NLS parameters

Oracle has many NLS parameters, but only a small number affect the behavior of the LN application.

Most parameters are irrelevant, because the Oracle driver interfaces on such a low level that these parameters have no effect.

For example, the Oracle driver handles date and time values in the internal (7-byte) Oracle format. All Oracle conversions affected by the NLS date and time parameters are not used.

The nls_parameters with an affect are mentioned later. For a more detailed description of these parameters, see the Oracle documentation.

nls_characterset

This parameter is determined at the creation time of the database instance. Each Oracle (client) application has a unique setting. If the nls_characterset of the Oracle instance does not match with the Oracle client, Oracle converts between the character sets. If a character is not available, a replacement character, such as the base character without accents ? or ¿ display.

While this feature seems beneficial, for an application such as LN that wants to retrieve the data from the RDBMS exactly as the data was added, data corruption must be avoided. You can force the Oracle client application (the LN Oracle driver) to use the same nls_characterset as the Oracle instance.

The only way to set the nls_characterset for a client application is to specify the nls_lang variable. Note that this also affects the nls_language and nls_territory parameters, because the definition of nls_lang is:

nls_lang = <nls_territory>_<nls_language>.<nls_characterset>

The LN Oracle driver verifies the nls_characterset parameter, and an error is logged in case of a mismatch. To avoid data corruption, the driver stops.

nls_comp

To avoid the problems as described in the section Collation and Sorting, the Oracle driver always sets this parameter to LINGUISTIC when operating in Unicode mode. When operating in Single Byte or MultiByte mode the parameter is set to BINARY.

nls_language

This parameter is implicitly set if nls_lang is specified.

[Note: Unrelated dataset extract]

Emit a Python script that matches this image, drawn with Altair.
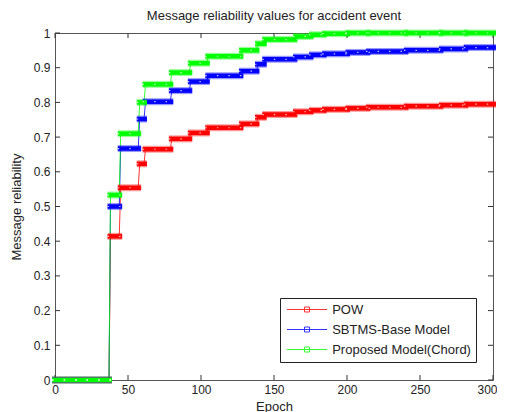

This parameter does not affect the LN application; however, Oracle error strings written in the error log file of the database driver appear in this language.

nls_sort

The default value depends on other NLS parameters, and is determined at Oracle installation time.

The parameter must be set to a supported value as described in Collation and Sorting.

nls_territory

This parameter is implicitly set if nls_lang is specified.

This parameter does not affect LN.

nls_nchar_characterset

This parameter is only relevant if the Oracle driver runs in Unicode mode. Preferably, set this value to AL16UTF16 (UTF-16 encoding).